Argentines push back against leaders revising history on anniversary of 1976 military coup

Thousands protested President Javier Milei's and Vice President Victoria Villarruel's remarks for challenging or downplaying the history of the dictatorship where about 30,000 were disappeared or killed.

BUENOS AIRES, Argentina — As Argentina on Sunday marked the most traumatic date in its modern history — the 1976 military coup that ushered in a brutal dictatorship — President Javier Milei posted a startling video that demanded justice. Not for those who suffered repression under the junta, but for those victims of leftist guerrillas before the putsch.
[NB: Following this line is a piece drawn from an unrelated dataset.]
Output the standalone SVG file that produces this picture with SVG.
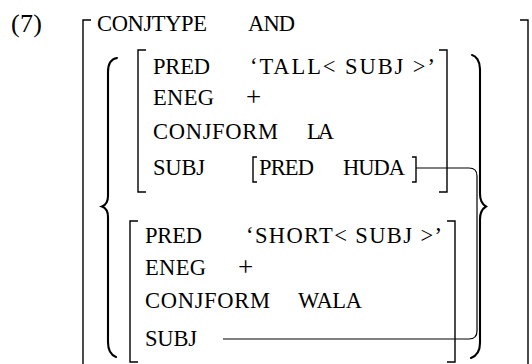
<svg xmlns="http://www.w3.org/2000/svg" width="532" height="364" viewBox="0 0 532 364">
  <style>
    text { font-family: 'Liberation Serif', 'DejaVu Serif', serif; font-size: 22.5px; fill: #000; }
    text.num { font-size: 26px; }
    text.op { font-size: 27px; }
    .brk { fill: none; stroke: #000; stroke-width: 1.4; }
    .brace { fill: none; stroke: #000; stroke-width: 2.1; stroke-linecap: round; }
    .link { fill: none; stroke: #000; stroke-width: 1.2; }
  </style>

  <!-- example number -->
  <text id="num" class="num" x="11" y="32" textLength="31">(7)</text>

  <!-- outer f-structure -->
  <g id="outer">
    <path class="brk" d="M91,20 H83 V364"/>
    <path class="brk" d="M520,20 H528 V364"/>
    <text x="97" y="31" textLength="110">CONJTYPE</text>
    <text x="248" y="31" textLength="47">AND</text>
  </g>

  <!-- set braces -->
  <g id="set">
    <path class="brace" d="M117,58 C111,59 108,64 108,72 V196 C108,202 106,205 102,206.5 C106,208 108,211 108,217 V342 C108,350 111,355 116,357"/>
    <path class="brace" d="M472,55 C476,56 480,61 480,69 V194 C480,201 482,204 486,206.5 C482,209 480,212 480,219 V343 C480,351 476,356 471,358"/>
  </g>

  <!-- first conjunct -->
  <g id="conj1">
    <path class="brk" d="M146,50 H138 V192 H146"/>
    <path class="brk" d="M439,50 H447 V192 H439"/>
    <text x="153" y="74" textLength="57">PRED</text>
    <text x="250" y="74" textLength="185">‘TALL&lt; SUBJ &gt;’</text>
    <text x="153" y="105" textLength="61">ENEG</text>
    <text class="op" x="246" y="106">+</text>
    <text x="153" y="139" textLength="125">CONJFORM</text>
    <text x="307" y="139" textLength="27">LA</text>
    <text x="153" y="175" textLength="52">SUBJ</text>
  </g>

  <!-- subject of first conjunct -->
  <g id="subj1">
    <path class="brk" d="M257,157 H253 V182 H257"/>
    <path class="brk" d="M412,157 H416 V182 H412"/>
    <text x="259" y="175" textLength="55">PRED</text>
    <text x="343" y="175" textLength="62">HUDA</text>
  </g>

  <!-- second conjunct -->
  <g id="conj2">
    <path class="brk" d="M138,221 H130 V362 H138"/>
    <path class="brk" d="M447,221 H455 V362 H447"/>
    <text x="145" y="243" textLength="57">PRED</text>
    <text x="246" y="243" textLength="196">‘SHORT&lt; SUBJ &gt;’</text>
    <text x="145" y="275" textLength="61">ENEG</text>
    <text class="op" x="238" y="276">+</text>
    <text x="145" y="308" textLength="125">CONJFORM</text>
    <text x="298" y="308" textLength="64">WALA</text>
    <text x="145" y="346" textLength="52">SUBJ</text>
  </g>

  <!-- structure-sharing line -->
  <g id="connectors">
    <path class="link" d="M416,168 H469 Q477,168 477,176 V331 Q477,339 469,339 H223"/>
  </g>
</svg>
Milei posted the video as tens of thousands of protesters, raising banners vowing “Nunca Mas,” or never again, filled downtown Buenos Aires to commemorate the 48th anniversary of the coup and the seven years that followed when as many as 30,000 people were killed or forcibly disappeared in a systematic campaign that still haunts the country.

The video by the president, a far-right economist who took office in December, referred to “the other dead” before the coup, part of a contentious effort to change Argentina’s memory of its recent history.

Opponents see the cause as equating guerrilla violence with state terror, justifying the junta’s repression of anyone deemed subversive.

“FOR A COMPLETE MEMORY SO THAT THERE IS TRUTH AND JUSTICE,” Milei wrote on X Sunday with the video, which featured a cast of obscure figures — a woman whose father and sister were killed by guerrilla groups, a repentant leftist militant and a former intelligence official — all recounting the dictatorship’s repression in the context of a wider war.